*TASK DIRECTIONS:*
Filter these entries so that only lines with the word "this" remain.

*TASK DATA:*
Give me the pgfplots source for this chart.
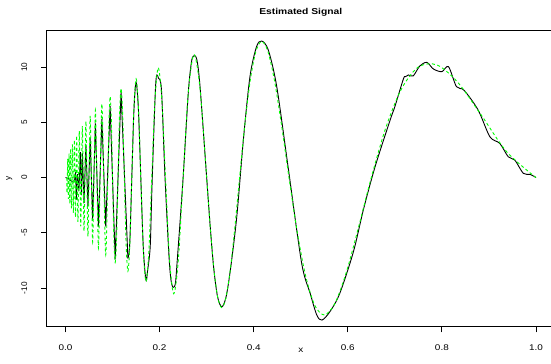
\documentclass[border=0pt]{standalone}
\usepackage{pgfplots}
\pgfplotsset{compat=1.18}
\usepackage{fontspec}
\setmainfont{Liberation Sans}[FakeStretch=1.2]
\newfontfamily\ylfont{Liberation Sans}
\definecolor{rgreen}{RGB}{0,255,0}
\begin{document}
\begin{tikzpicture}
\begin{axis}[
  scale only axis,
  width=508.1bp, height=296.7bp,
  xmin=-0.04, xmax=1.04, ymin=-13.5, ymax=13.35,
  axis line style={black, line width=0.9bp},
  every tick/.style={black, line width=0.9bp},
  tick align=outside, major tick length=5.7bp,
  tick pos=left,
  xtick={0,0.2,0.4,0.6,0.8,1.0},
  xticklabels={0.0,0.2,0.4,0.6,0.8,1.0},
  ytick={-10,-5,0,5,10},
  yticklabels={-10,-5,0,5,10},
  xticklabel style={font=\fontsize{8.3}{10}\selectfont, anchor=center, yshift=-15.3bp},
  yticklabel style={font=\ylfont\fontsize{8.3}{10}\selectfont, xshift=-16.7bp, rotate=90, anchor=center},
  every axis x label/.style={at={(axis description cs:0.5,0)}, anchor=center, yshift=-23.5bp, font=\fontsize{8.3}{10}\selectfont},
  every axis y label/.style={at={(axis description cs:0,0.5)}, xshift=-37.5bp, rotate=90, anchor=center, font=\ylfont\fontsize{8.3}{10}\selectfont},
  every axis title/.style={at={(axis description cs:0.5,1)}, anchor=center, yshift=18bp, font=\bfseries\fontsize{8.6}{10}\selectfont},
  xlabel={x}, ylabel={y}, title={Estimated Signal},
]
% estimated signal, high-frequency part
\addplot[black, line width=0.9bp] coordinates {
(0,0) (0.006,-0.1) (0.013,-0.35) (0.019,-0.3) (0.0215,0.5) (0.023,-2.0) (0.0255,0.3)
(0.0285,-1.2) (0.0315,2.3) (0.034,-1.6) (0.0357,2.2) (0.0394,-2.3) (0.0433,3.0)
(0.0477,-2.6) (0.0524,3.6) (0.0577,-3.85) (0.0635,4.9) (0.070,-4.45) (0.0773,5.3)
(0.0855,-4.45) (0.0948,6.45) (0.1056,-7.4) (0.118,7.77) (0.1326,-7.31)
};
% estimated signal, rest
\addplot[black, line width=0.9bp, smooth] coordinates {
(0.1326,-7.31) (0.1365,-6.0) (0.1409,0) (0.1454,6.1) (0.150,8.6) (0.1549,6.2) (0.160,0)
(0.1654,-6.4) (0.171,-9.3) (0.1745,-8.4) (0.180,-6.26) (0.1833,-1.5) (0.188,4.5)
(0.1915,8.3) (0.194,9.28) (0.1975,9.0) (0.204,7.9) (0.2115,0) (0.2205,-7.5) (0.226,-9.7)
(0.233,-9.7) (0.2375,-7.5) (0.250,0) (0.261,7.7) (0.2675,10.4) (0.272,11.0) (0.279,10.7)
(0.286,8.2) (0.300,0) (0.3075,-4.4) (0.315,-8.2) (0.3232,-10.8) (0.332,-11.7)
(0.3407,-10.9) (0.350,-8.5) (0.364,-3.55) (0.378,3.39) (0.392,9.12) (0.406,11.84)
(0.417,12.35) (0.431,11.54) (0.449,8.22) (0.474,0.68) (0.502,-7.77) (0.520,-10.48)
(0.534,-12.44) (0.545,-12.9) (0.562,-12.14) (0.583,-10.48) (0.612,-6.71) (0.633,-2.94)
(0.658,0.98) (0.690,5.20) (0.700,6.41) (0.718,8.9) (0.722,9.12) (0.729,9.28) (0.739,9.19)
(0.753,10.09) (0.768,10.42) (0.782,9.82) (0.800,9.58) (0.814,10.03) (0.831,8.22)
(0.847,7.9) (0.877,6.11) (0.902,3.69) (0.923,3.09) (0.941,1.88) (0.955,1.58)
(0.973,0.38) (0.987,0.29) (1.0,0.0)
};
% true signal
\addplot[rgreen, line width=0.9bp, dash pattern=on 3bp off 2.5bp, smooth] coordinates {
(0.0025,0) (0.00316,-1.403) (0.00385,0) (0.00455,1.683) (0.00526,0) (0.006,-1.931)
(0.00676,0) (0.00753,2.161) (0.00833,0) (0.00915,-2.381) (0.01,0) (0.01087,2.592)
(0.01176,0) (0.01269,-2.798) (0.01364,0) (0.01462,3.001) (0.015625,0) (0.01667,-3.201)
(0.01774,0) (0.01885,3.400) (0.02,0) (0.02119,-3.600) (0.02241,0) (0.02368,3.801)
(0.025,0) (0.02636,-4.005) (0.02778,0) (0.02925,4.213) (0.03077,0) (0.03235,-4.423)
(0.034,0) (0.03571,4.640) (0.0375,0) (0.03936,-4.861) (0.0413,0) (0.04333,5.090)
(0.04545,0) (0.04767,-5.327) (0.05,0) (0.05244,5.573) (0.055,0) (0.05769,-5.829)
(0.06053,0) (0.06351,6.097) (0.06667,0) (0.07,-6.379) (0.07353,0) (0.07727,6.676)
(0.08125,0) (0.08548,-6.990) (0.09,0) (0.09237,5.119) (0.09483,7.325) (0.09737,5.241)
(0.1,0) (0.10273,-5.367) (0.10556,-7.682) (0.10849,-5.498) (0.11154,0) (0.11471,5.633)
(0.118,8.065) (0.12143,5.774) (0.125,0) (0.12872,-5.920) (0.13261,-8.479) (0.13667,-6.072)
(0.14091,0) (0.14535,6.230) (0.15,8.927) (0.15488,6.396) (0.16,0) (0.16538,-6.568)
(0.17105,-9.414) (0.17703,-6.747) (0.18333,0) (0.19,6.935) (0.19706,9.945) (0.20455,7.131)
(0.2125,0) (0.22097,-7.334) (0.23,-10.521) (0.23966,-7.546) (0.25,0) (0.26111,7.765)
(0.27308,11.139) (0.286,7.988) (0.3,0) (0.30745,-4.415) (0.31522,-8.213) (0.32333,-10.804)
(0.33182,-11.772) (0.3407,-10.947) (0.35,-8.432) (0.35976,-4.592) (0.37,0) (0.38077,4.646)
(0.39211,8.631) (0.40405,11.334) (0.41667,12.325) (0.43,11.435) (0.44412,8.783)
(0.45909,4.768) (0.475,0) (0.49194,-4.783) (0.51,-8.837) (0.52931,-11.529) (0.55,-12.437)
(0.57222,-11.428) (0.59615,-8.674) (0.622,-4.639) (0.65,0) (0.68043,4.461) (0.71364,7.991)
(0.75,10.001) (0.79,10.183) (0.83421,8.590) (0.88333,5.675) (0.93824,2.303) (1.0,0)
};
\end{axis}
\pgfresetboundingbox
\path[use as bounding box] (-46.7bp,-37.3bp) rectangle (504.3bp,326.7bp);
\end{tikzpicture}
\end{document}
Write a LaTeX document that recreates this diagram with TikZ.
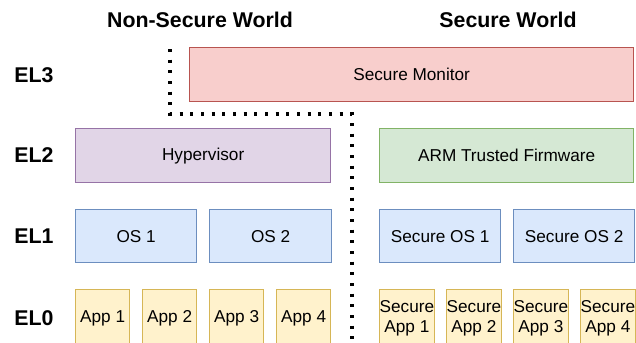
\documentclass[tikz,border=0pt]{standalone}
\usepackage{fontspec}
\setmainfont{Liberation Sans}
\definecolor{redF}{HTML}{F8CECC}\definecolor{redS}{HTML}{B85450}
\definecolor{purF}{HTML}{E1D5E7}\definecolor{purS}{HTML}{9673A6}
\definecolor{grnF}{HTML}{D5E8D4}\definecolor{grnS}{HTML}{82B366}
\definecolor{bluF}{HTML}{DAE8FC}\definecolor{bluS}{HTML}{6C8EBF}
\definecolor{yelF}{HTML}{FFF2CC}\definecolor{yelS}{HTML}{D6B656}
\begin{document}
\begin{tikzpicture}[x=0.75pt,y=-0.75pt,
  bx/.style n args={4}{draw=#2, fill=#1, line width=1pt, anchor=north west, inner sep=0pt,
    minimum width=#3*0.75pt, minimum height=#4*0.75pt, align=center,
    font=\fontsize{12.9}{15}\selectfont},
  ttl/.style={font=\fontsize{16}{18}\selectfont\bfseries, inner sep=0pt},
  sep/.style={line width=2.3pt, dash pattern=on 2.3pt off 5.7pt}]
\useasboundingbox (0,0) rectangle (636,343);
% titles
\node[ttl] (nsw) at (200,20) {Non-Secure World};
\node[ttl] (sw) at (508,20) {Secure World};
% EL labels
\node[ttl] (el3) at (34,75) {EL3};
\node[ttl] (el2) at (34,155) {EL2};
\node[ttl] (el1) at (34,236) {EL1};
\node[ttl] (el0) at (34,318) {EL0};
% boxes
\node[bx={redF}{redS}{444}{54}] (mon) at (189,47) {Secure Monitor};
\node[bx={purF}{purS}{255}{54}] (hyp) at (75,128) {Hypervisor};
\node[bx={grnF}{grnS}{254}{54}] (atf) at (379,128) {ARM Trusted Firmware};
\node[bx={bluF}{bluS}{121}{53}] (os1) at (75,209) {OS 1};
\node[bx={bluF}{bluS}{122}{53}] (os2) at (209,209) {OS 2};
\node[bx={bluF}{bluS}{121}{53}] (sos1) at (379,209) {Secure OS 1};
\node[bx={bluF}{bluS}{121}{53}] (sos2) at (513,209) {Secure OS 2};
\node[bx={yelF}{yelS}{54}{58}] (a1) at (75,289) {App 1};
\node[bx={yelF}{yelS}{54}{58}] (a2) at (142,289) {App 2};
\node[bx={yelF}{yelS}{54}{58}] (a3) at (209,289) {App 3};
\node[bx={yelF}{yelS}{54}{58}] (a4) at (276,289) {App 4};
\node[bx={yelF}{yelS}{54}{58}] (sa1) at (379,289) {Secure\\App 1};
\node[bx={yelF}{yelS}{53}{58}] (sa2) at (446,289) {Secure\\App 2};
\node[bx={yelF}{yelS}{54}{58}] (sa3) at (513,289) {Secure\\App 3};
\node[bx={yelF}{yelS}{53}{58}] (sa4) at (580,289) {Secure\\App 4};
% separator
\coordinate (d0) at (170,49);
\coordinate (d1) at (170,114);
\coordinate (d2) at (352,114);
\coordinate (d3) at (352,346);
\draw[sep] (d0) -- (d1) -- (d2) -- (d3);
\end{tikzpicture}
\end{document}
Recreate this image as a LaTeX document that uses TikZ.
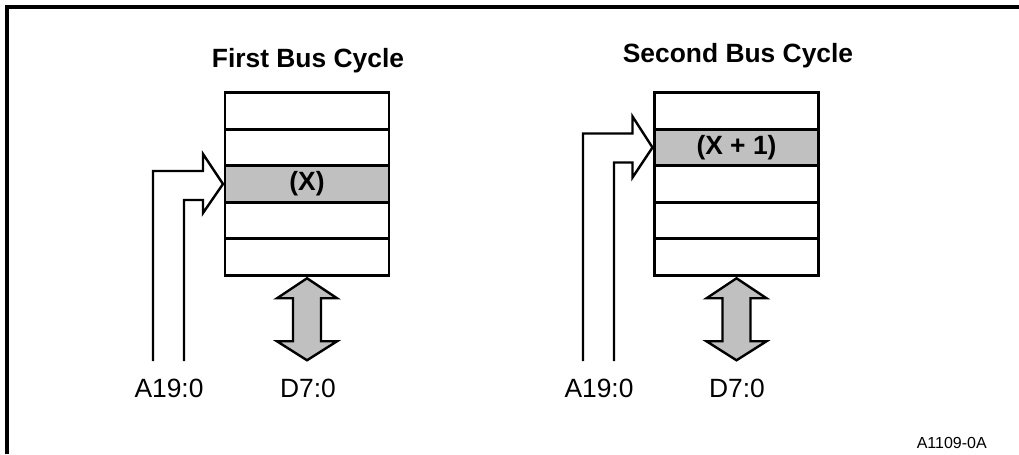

*ANSWER IN FULL:*
Give me the pgfplots source for this chart.
Write a LaTeX document that recreates this diagram with TikZ.
Recreate this image as a LaTeX document that uses TikZ.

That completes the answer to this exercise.